Brazilian cartoonist

Laerte Coutinho (born 10 June 1951), known mainly as simply Laerte, is a Brazilian cartoonist, illustrator, and screenwriter, known for creating comic strips such as Piratas do Tietê (Pirates of the Tietê River).

She was part of the Brazilian underground comics scene of the 1980s. Together with Angeli and Glauco (and later Adão Iturrusgarai) she drew the collaborative comic strip Los Três Amigos. She has done work for publications such as Balão, O Pasquim, and Chiclete com Banana magazines, and draws regularly for Folha de S. Paulo newspaper. Since the mid 2000s, her strips have become more "philosophical" and less humor-focused, relying less on recurring characters.

She is a transgender woman.

==Career==

In 1968 Laerte completed the Free Course of Drawing of the Fundação Armando Alvares Penteado. In 1969 she began to study journalism at the University of São Paulo but did not complete the course.

She created the character Leão for the magazine Sibila in 1970. During the 1970s, while a student at USP's Escola de Comunicações e Artes (School for Communications and Arts), she worked for the magazines Banas and Placar, and founded – with Luiz Gê – the magazine Balão. In 1974 she did her first work for a newspaper, Gazeta Mercantil.

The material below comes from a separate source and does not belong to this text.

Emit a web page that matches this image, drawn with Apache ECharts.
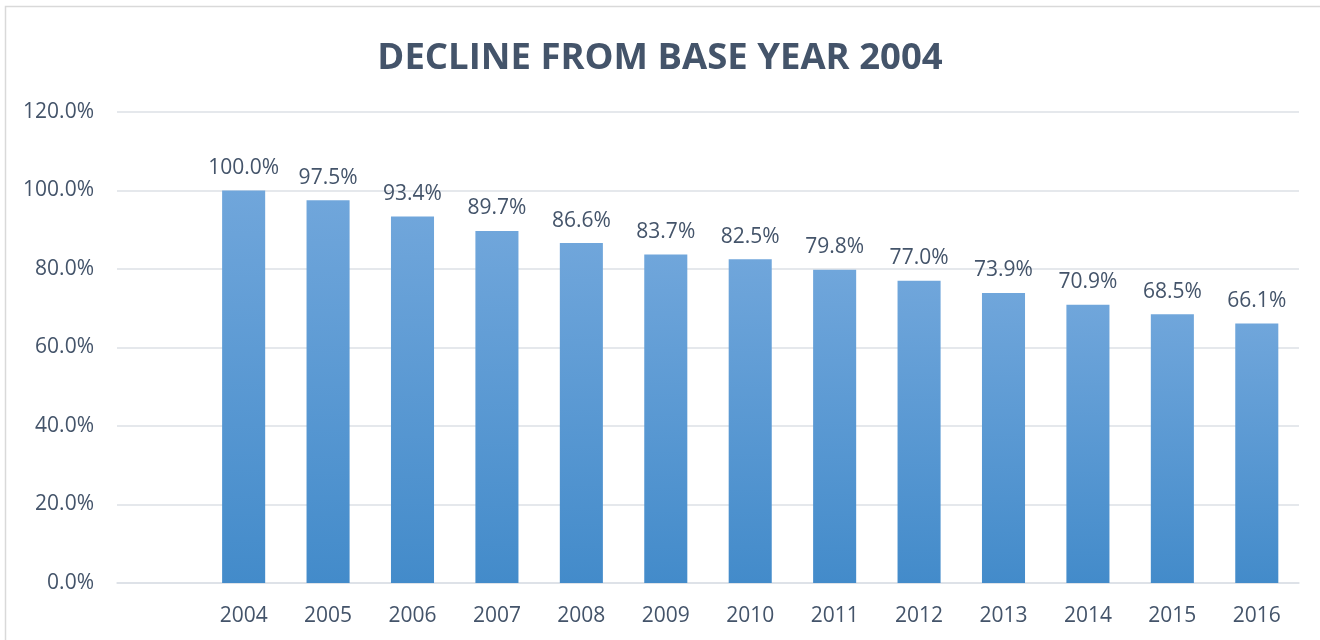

In the same year she began producing campaign material for the Brazilian Democratic Movement during the elections. The following year she worked in the production of cards of solidarity in the movement of aid to political prisoners. In 1978 she drew stories featuring the character João Ferrador for the publication of the metalworkers' union in São Bernardo do Campo. She later found the Oboré agency specialized in producing communication materials for unions. The company published her book Illustration Union (1986), with a thousand illustrations, comics, and cartoons released for use by unions and other organizations. She did media coverage for FIFA World Cups: those of 1978 (for the newspaper O Estado de S. Paulo), 1982 (for Folha de S. Paulo), and 1986 (for O Estado de S. Paulo).

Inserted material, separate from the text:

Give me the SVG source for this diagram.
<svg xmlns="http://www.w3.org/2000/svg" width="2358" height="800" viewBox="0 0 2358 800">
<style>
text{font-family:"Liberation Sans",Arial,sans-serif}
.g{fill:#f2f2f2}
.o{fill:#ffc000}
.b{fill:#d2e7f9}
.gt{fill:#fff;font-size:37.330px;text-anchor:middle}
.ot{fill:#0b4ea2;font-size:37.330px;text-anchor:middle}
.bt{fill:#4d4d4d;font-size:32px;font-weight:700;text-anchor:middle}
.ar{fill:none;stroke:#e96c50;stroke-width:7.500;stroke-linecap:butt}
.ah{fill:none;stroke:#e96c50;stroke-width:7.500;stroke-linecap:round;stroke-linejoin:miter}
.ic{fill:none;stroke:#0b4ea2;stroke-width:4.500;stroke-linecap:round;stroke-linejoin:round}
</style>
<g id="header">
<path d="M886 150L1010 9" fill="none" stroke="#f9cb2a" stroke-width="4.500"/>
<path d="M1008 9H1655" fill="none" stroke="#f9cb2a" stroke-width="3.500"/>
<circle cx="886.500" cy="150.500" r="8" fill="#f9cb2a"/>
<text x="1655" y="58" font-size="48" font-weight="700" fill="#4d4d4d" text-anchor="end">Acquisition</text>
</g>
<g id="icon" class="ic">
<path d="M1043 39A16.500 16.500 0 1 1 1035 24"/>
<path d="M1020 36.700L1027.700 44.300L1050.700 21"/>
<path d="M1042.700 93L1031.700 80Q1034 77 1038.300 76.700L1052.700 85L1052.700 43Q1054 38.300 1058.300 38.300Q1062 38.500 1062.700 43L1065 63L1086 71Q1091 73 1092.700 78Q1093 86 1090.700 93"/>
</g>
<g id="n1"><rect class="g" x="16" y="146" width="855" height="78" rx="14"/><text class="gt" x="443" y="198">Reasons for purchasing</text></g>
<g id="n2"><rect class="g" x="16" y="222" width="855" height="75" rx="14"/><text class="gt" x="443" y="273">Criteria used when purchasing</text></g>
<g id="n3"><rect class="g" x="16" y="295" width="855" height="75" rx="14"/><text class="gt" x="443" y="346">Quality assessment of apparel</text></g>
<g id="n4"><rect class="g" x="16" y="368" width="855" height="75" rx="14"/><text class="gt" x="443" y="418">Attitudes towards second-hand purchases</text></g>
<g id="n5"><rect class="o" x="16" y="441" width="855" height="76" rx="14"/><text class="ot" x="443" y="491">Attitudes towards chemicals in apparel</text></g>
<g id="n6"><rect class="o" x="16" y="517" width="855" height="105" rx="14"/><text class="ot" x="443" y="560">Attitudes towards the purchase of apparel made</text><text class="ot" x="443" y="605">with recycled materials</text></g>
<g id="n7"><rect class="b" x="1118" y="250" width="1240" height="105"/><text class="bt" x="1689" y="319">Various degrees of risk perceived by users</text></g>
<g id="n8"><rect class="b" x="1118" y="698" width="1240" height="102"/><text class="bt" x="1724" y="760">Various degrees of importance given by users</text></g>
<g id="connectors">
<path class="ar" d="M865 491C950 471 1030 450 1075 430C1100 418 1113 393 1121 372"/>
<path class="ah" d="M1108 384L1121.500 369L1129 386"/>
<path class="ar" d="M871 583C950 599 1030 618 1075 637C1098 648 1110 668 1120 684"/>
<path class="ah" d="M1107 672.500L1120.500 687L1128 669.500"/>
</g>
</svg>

At the end of the 1980s, she published comic strips for magazines such as Chiclete com Banana (edited by Angeli), Geraldão (edited by Glauco) and Circo, all by Toninho Mendes' Circo publishing house, who would later launch her solo magazine Piratas do Tietê. In 1985 she released her first book, O Tamanho da Coisa, a collection of her cartoons. In 1991 Folha de S. Paulo began publishing her Piratas do Tietê comic strips. She regularly releases albums with collections of her strips, mainly published by Devir Livraria and L&PM Pocket.

Laerte has also worked as screenwriter, co-authoring scripts for comedy shows such as TV Pirata and Sai de Baixo and children's show TV Colosso. She presents a talk-show on Canal Brasil, Transando com Laerte.

== Personal life ==
Assigned male at birth, she came out in 2009 as a crossdresser and later as a transgender woman. In 2012 she was a founding member of the Associação Brasileira de Transgêner@s ("Brazilian Association of Transgender People"). She contributed to the Google Doodle for International Women's Day 2018 by creating a short comic about a man and a transgender woman falling in love.

Her son Rafael Coutinho is also a cartoonist.